In their first scene, T’Challa has just told Okoye that he won’t need her help. It’s not her line here but her facial expression that is perfection — it’s a mix of surprise, pride in her prince but also skepticism because SHE KNOWS HIM. She immediately goes to the literal heart of the matter when she exhorts him not to freeze in Nakia’s presence.

In just this exchange, we learn so much about Okoye.

  • She is completely confident in her abilities and her role.
  • She is highly respectful but unafraid to speak up when she thinks a friend might be about to mess up.
  • And she is very wise and perceptive.
  • But she does not have a great poker face at all.

 

2. “[I want to] get this ridiculous thing off my head. … It’s a disgrace.” — Okoye, on wearing a wig

Now, it’s a treacherous thing to talk about black women’s hair, but I said I was gonna talk about hair and this my blog so I’m gonna do it.

One of the grand things about “Black Panther” as a project was that the usual hot combs, presses and other hair-straightening processes that many black women use in Western culture were completely banned from the set.
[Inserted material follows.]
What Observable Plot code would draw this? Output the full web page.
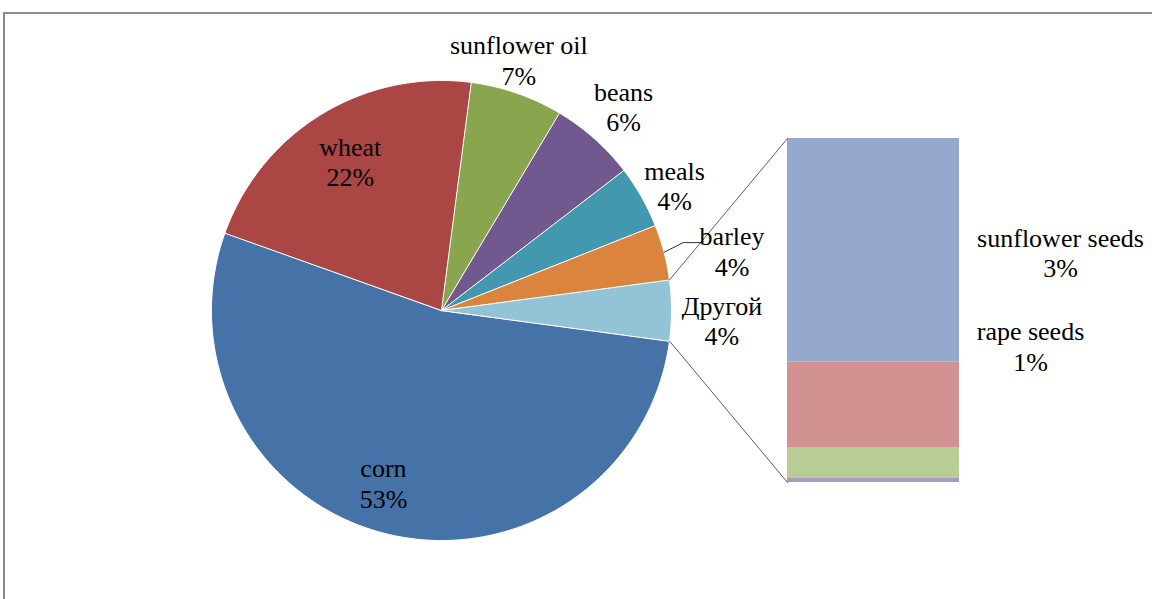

Because these are never-colonized Africans, there would be no pressure, social or otherwise, to attempt to emulate the straight hair of Europeans.

Consequently, for the story, it becomes necessary for Okoye, whose head is shaved bald (and tattooed, showing it’s her longtime hairstyle), to blend in better at a South Korean underground casino by wearing a straightened-hair wig — the aforementioned “ridiculous thing.” Nakia says the wig looks nice on Okoye and it does. But Nakia also tosses in a sarcastic quip about the general whipping her new hair “back and forth,” a universal beauty gesture in other cultures that is difficult at best to achieve with short African hair.

I love, love, LOVE what the film is doing here in this scene. It’s subverting the usual makeover tropes and symbols of beauty imposed on us Africans by the Western world and calling them WHAT THEY ARE: ridiculous and disgraceful. And so when Okoye later flings the wig off into an opponent’s face, black women cheered the move worldwide as a blow struck for them.

 

3. “Can we please focus? …Thank you.” — Okoye, to T’Challa and Nakia

Also during the S. Korea scene, over hidden mic, the general attempts to keep the new king and his beautiful spy on task instead of flirting with each other. It’s really low-key flirting, but Gurira’s delivery of the lines telling them to cut it out never, ever fails to put a smile on my face. She’s all business and discipline.

And yet it’s Okoye who winds up blowing the team’s cover, as her frustration with the slightly loose-cannon Nakia boils over. She’s not perfect — there’s that lack of poker face again — and one of the movie’s best action set pieces ensues.

 

4. That lack of perfection shows up during the following car chase, when the general seemingly recklessly climbs onto the roof of her car (ostensibly exposing herself to gunfire, but seeing as she’s JUST said that guns are “so primitive,” she clearly has some Wakandan tech that makes her have zero fear of it), and takes out the nearest vehicle with one of her vibranium spears.

And then she has this absolutely feral smile, the grin of the lioness pursuing a slow antelope, in probably my favorite shot of the whole film.

Might there have been a better way to handle their foes? Sure. But would it have been as fun for either Okoye or for us watching? Doubt it.

 

5. “For Wakanda? Without question!” — Okoye, on whether she’d kill a dude.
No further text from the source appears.